LE SENAT SUPPRIME L’ECOTAXE ET PRECONISE UN DISPOSITIF ALTERNATIF

Au cours de sa séance du 18 décembre 2000 consacrée à l’examen du projet de loi de finances rectificative pour 2000, le Sénat a rejeté la création d’une " écotaxe ", taxation des consommations d’énergie des entreprises destinée à financer les 35 heures.

Par la voix de Philippe Marini (RPR-Oise), rapporteur général de sa commission des finances présidée par Alain Lambert (UC-Orne), le Sénat a fait valoir une série d’arguments forts.

1- La Commission des finances estime que cette taxe est potentiellement désastreuse au plan économique :

- elle engendrera des décisions de délocalisation ou de non-implantation en France en raison de son poids trop lourd pour des entreprises évoluant dans un contexte fortement concurrentiel ;

les coûts de gestion induits pour les entreprises seront très importants (déclarations, comptabilités, expertises à financer, etc.) et les coûts de gestion pour l’administration seront encore plus élevés (gestion et contrôle des déclarations, gestion des plafonnements, un millier d’engagements à contracter avec les redevables en 2001) ;

- l’écotaxe va servir à financer les 35 heures.

2- Elle estime que cette taxe est incertaine au plan écologique :

les deux tiers des émissions de dioxyde de carbone seront exonérés ;

- dans certains cas de figure, les redevables pourront avoir intérêt à gaspiller de l’énergie pour pouvoir réduire leur charge fiscale ;

- si une unité de production se localise dans un autre pays, plus laxiste que la France au plan environnemental, car la charge de la taxe est trop lourde en France, le bilan mondial de l’effet de serre se trouvera dégradé ;

- d’autres absurdités environnementales demeurent dans le texte : un seul des six gaz à effet de serre est pris en compte ; l’électricité est taxée comme le gaz naturel alors qu’elle n’émet pas, à 95 %, de gaz à effet de serre : le dispositif n’incite donc pas à se reporter sur des énergies moins polluantes.

3- Elle estime que cette taxe est fragile au plan juridique :

au plan constitutionnel, plusieurs arguments peuvent être invoqués (le principal d’entre eux a trait à la rupture de l’égalité devant l’impôt) ;

au plan communautaire, la taxe contrevient vraisemblablement à la réglementation sur les aides d’Etat ainsi qu’à une directive de 1992.

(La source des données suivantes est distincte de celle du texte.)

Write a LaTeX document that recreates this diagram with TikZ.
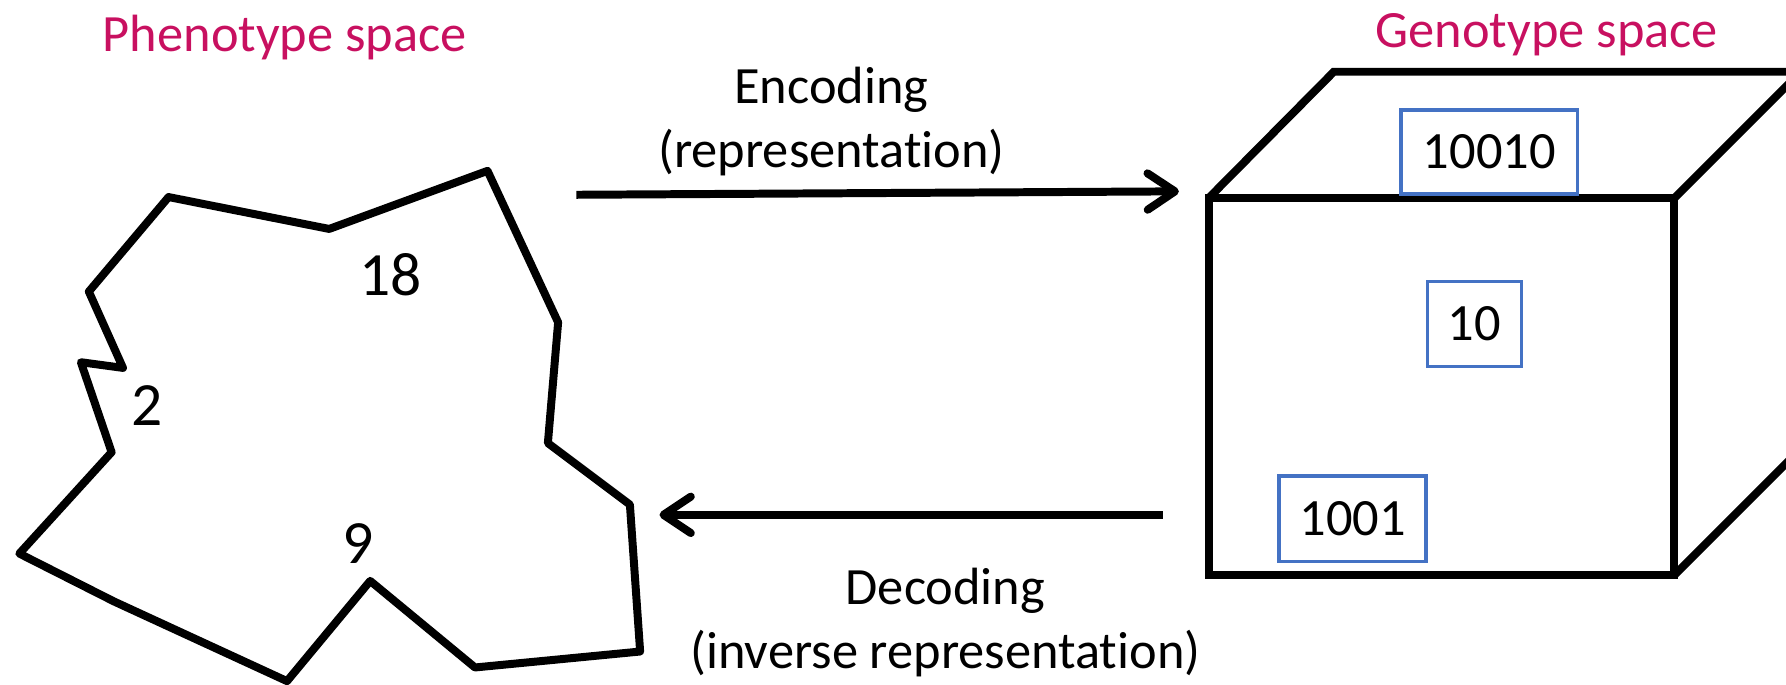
\documentclass[tikz,border=0pt]{standalone}
\usepackage{fontspec}
\setmainfont[RawFeature=-liga]{Carlito}
\usetikzlibrary{arrows.meta}
\definecolor{spacecol}{RGB}{200,16,96}
\definecolor{boxblue}{RGB}{68,114,196}
\tikzset{
  outline/.style={line width=7pt, line join=round, line cap=round},
  cubeline/.style={line width=7pt, line join=miter},
  maparrow/.style={line width=7pt, -{Straight Barb[length=24pt,width=32pt,round]}},
  title/.style={text=spacecol, anchor=base, inner sep=0pt},
  lbl/.style={anchor=base, inner sep=0pt, align=center},
  num/.style={anchor=base, inner sep=0pt, font=\fontsize{54}{64}\selectfont},
  genbox/.style={draw=boxblue, line width=3pt, inner sep=0pt, minimum height=74pt}
}
\begin{document}
\begin{tikzpicture}[x=1pt,y=-1pt]
  \fontsize{46}{56}\selectfont
  \useasboundingbox (0,0) rectangle (1568,601);
  \clip (0,0) rectangle (1568,601);

  % titles
  \node[title] (pheno) at (250,45) {Phenotype space};
  \node[title] (geno) at (1358,42) {Genotype space};

  % phenotype region
  \draw[outline] (148,173) -- (289,201) -- (428,150) -- (490,283) -- (481,389)
    -- (553,443) -- (562,572) -- (417,586) -- (325,510) -- (252,598)
    -- (100,528) -- (17,486) -- (98,397) -- (71,318) -- (108,323)
    -- (78,256) -- cycle;
  \node[num] (p18) at (343,259) {18};
  \node[num] (p2) at (129,374) {2};
  \node[num] (p9) at (314,495) {9};

  % genotype cube
  \coordinate (ftl) at (1061,174);
  \coordinate (ftr) at (1470,174);
  \coordinate (fbr) at (1470,505);
  \coordinate (btl) at (1171,63);
  \coordinate (btr) at (1581,63);
  \coordinate (bbr) at (1581,394);
  \draw[cubeline] (ftl) rectangle (fbr);
  \draw[cubeline] (ftl) -- (btl) -- (btr) -- (ftr);
  \draw[cubeline] (btr) -- (bbr) -- (fbr);

  \node[genbox, minimum width=155pt] (g1) at (1307.5,133.5) {10010};
  \node[genbox, minimum width=83pt, minimum height=75pt] (g2) at (1294.5,284.5) {10};
  \node[genbox, minimum width=129pt, minimum height=75pt] (g3) at (1187.5,455.5) {1001};

  % mappings
  \coordinate (encS) at (506,171);
  \coordinate (encT) at (1035,168);
  \coordinate (decS) at (1021,452);
  \coordinate (decT) at (579,452);
  \draw[maparrow] (encS) -- (encT);
  \draw[maparrow] (decS) -- (decT);
  \node[lbl] (enc) at (730,147) {Encoding\\(representation)};
  \node[lbl] (dec) at (830,587) {Decoding\\(inverse representation)};
\end{tikzpicture}
\end{document}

4- Elle juge la méthode employée par le gouvernement peu acceptable :

- cet article est d’une complexité extrême ;

- or il a été intégré, suite à des arbitrages tardifs et hâtifs, dans un collectif budgétaire qui est traditionnellement examiné rapidement par les assemblées : il aurait fallu un débat démocratique plus large permettant de prendre une décision qui replace la question de la taxation de l’énergie dans une vision globale de la politique énergétique de la France.

M. Philippe Marini a esquissé en séance, les grandes lignes d’un dispositif alternatif. Celui-ci devrait être un mécanisme simple d’application, efficace au plan environnemental et qui prendrait en compte les contraintes des entreprises face à la concurrence internationale. Il pourrait s’agir d’un dispositif comportant les deux volets suivants, complémentaires mais non liés :

- une accise à faible taux assise sur toutes les consommations courantes d’énergie ;

- des engagements de l’industrie à limiter ses consommations d’énergie et ses émissions de gaz à effet de serre, éventuellement sanctionnés par des amendes.